Why did they lose the struggle? They did not have the special theoretical genius needed in a situation like that. None of them was Lenin. None of them was Stalin. Of course they also had many other problems. Molotov, Kaganovich and Rakosi were forced to maneuver under revisionist pressure. They were also caught off guard. The escalating world situation scared many people into accepting Malenkovist appeasement of the West. There were many factors, but the simple generalization is that every new situation creates new possibilities for mistakes. There were both objective necessary conditions, as well as accidental conditions which helped Khrushchev. They coincided with the death of Stalin and Zhdanov, which weakened the party’s theoretical level severely. This was not something inevitable, nor was it rooted in mistakes.
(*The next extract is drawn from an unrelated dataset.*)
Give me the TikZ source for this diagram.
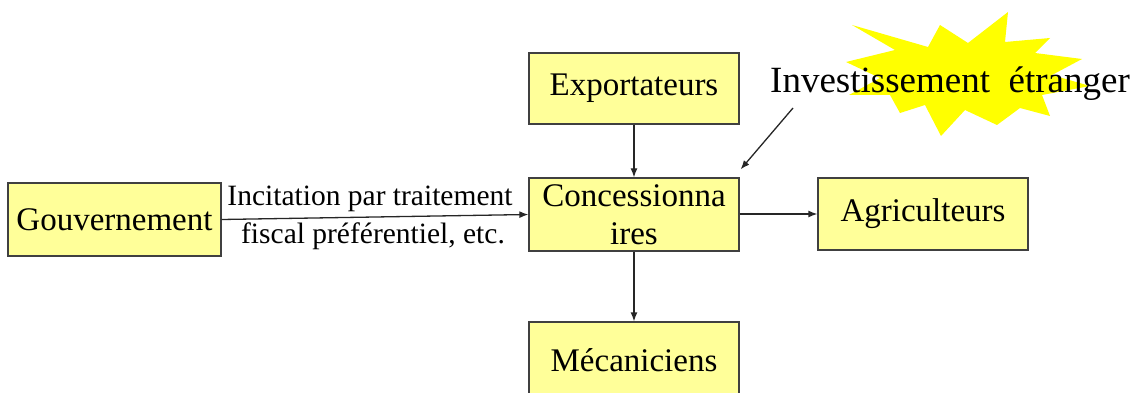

However, Khrushchevite revisionism necessarily was a qualitatively new kind of revisionism, much more refined, much more dangerous than any previous revisionism. As Lenin said in “Marxism and Revisionism” the struggle between revisionism and genuine Marxism only increases as the revolutionary process proceeds. Trotskyite revisionism was a new and more dangerous vanguard of world reaction. That role was later taken up by Tito. But conditions to defeat those existed, and Marxism-Leninism triumphed. Khrushchevite revisionism was a new and even more dangerous, higher form of anti-marxism posing as Marxism. It would’ve taken exceptional skill (subjective factor) and certain conditions (objective factor) to prevent it. Those were lacking, and Marxist-Leninists were defeated.

In the future the same will not be repeated, because we now understand what Modern Revisionism is. We now understand revisionism much better then ever before. Mistakes are still inevitable, but every time Marxism and the revolutionary process advances further. The victory of Marxism is actually inevitable, although it requires intense sacrifice, devotion and hard work.